Yeah. Overloading the key is one of the options for doing this; that said, at a certain point, you start adding hard-to-preserve semantics. Consuming those with vanilla spud would be difficult, too. A post-processing step is needed in that case.

diegone commented 10 years ago

When you say "we have extended" is it implemented in some fork?

totherik commented 10 years ago

Again, I need to bring this discussion back on track.

If there's is a proposal to use an alternate document format, please file that as a separate issue. As far as I can tell that should merely involve writing a serializer for that particular format. Also, if the use of a properties-based format is a complete non-starter for adoption, a good place to capture that rationale is in the context of a proposed alternate solution or file format. It is not a good use of anyone's time to keep churning in this fashion.

Regarding this proposal, if there are scenarios that seem problematic with the proposed design, please propose alternative solutions. A general "this won't work due to this 2% use-case" is not constructive and has not added value to this discussion.

totherik commented 10 years ago

Apparently some comments were made while I was authoring my previous one and they're pertinent to this topic, so I want to make sure this isn't lost:

@rragan, per @diegone

When you say "we have extended" is it implemented in some fork?

rragan commented 10 years ago

Proposal:

Same @xxxx as Erik's for document-level metadata/pragmas

For key level metadata: @xxx[params].@yyy[params]... where all such metadata appears at the end of the key after the parts of the key. This keeps the key intact as an entity and further limits ambiguity by making @ metadata all be grouped at the end of the key. Examples:

hello=Hi hello.@target[DE].@translate[no]=Guten Morgen

The syntax is consistent with existing general rules for tokens that can appear in the key. It provides a direct mapping from XML attributes to this format (and back).

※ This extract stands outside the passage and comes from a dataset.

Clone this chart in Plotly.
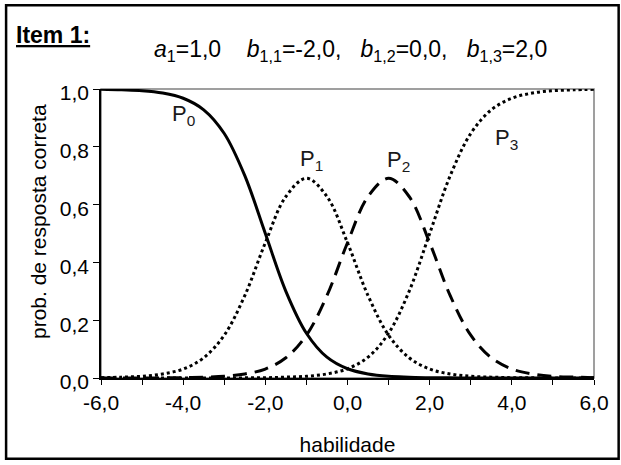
import plotly.graph_objects as go

# ability values (theta) read along the x axis
habilidade = [-6.0, -5.5, -5.0, -4.5, -4.0, -3.5, -3.0, -2.5, -2.0, -1.5, -1.0, -0.5,
              0.0, 0.5, 1.0, 1.5, 2.0, 2.5, 3.0, 3.5, 4.0, 4.5, 5.0, 5.5, 6.0]

# category probabilities
p0 = [0.999, 0.997, 0.994, 0.986, 0.968, 0.928, 0.846, 0.700, 0.500, 0.300, 0.155, 0.072,
      0.032, 0.014, 0.006, 0.003, 0.001, 0.0005, 0.0002, 0.0001, 0.0, 0.0, 0.0, 0.0, 0.0]
p1 = [0.001, 0.003, 0.006, 0.014, 0.031, 0.070, 0.148, 0.285, 0.468, 0.628, 0.691, 0.628,
      0.468, 0.285, 0.148, 0.070, 0.031, 0.014, 0.006, 0.003, 0.001, 0.0005, 0.0002, 0.0001, 0.0]
p2 = [0.0, 0.0001, 0.0002, 0.0005, 0.001, 0.003, 0.006, 0.014, 0.031, 0.070, 0.148, 0.285,
      0.468, 0.628, 0.691, 0.628, 0.468, 0.285, 0.148, 0.070, 0.031, 0.014, 0.006, 0.003, 0.001]
p3 = [0.0, 0.0, 0.0, 0.0, 0.0, 0.0001, 0.0002, 0.0005, 0.001, 0.003, 0.006, 0.014,
      0.032, 0.072, 0.155, 0.300, 0.500, 0.700, 0.846, 0.928, 0.968, 0.986, 0.994, 0.997, 0.999]

x_tickvals = [-6, -5, -4, -3, -2, -1, 0, 1, 2, 3, 4, 5, 6]
x_ticktext = ["-6,0", "", "-4,0", "", "-2,0", "", "0,0", "", "2,0", "", "4,0", "", "6,0"]
y_tickvals = [0.0, 0.2, 0.4, 0.6, 0.8, 1.0]
y_ticktext = ["0,0", "0,2", "0,4", "0,6", "0,8", "1,0"]

curve_labels = ["P<sub>0</sub>", "P<sub>1</sub>", "P<sub>2</sub>", "P<sub>3</sub>"]
label_x = [-4.0, -0.88, 1.24, 3.86]
label_y = [0.91, 0.755, 0.752, 0.828]

FONT = "Liberation Sans, Arial, sans-serif"

fig = go.Figure()
styles = [("solid", p0), ("dot", p1), ("14px,8px", p2), ("dot", p3)]
for name, (dash, ys) in zip(["P0", "P1", "P2", "P3"], styles):
    fig.add_trace(go.Scatter(x=habilidade, y=ys, mode="lines", name=name,
                             line=dict(color="black", width=3, dash=dash, shape="spline"),
                             showlegend=False, hoverinfo="skip"))

for t, lx, ly in zip(curve_labels, label_x, label_y):
    fig.add_annotation(x=lx, y=ly, text=t, showarrow=False,
                       font=dict(family=FONT, size=22, color="#1a1a1a"))

fig.add_annotation(xref="paper", yref="paper", x=-0.1766, y=1.238, xanchor="left",
                   text="<b><u>Item 1:</u></b>", showarrow=False,
                   font=dict(family=FONT, size=23, color="black"))
fig.add_annotation(xref="paper", yref="paper", x=0.506, y=1.19, xanchor="center",
                   text="<i>a</i><sub>1</sub>=1,0    <i>b</i><sub>1,1</sub>=-2,0,   "
                        "<i>b</i><sub>1,2</sub>=0,0,   <i>b</i><sub>1,3</sub>=2,0",
                   showarrow=False, font=dict(family=FONT, size=23, color="black"))
fig.add_annotation(xref="paper", yref="paper", x=-0.127, y=0.541, textangle=-90,
                   xanchor="center", yanchor="middle",
                   text="prob. de resposta correta", showarrow=False,
                   font=dict(family=FONT, size=21, color="black"))

# plot frame (gray top/right) and outer border
fig.add_shape(type="rect", xref="paper", yref="paper", x0=0, y0=0, x1=1, y1=1,
              line=dict(color="#808080", width=1.5), layer="below")
fig.add_shape(type="rect", xref="paper", yref="paper", x0=-0.1925, y0=-0.2793,
              x1=1.05, y1=1.2897, line=dict(color="black", width=2.5))

fig.update_xaxes(range=[-6, 6], tickvals=x_tickvals, ticktext=x_ticktext,
                 showgrid=False, zeroline=False, showline=True, linecolor="black",
                 linewidth=1.5, ticks="outside", ticklen=5, tickcolor="black",
                 tickfont=dict(family=FONT, size=21, color="black"),
                 title=dict(text="habilidade", font=dict(family=FONT, size=21, color="black"),
                            standoff=24))
fig.update_yaxes(range=[0, 1.0], tickvals=y_tickvals, ticktext=y_ticktext,
                 showgrid=False, zeroline=False, showline=True, linecolor="black",
                 linewidth=1.5, ticks="outside", ticklen=6, tickcolor="black",
                 ticklabelshift=4,
                 tickfont=dict(family=FONT, size=21, color="black"))

fig.update_layout(width=621, height=465, plot_bgcolor="white", paper_bgcolor="white",
                  margin=dict(l=101, r=16, t=89, b=86), showlegend=False)

fig.write_html("out.html", config={"displayModeBar": False},
               post_script="document.body.style.margin='0px';")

We have a working converter from this format of property file to 4cb's and back again without loss of fidelity. See the ContentConverters repo (an internal repo so not generally accessible). It is in Java because L10N tools are in Java and want to go 4cb<->properties programmatically. Note that there is no support for the target concept in content yet. This work was a step down that path.

Note: Use of [ ]'s vs Erik's { }'s is no big deal. We tried to stay within the general token formats of the key and { } did not do that.

totherik commented 10 years ago

Great, thanks for the detail @rragan.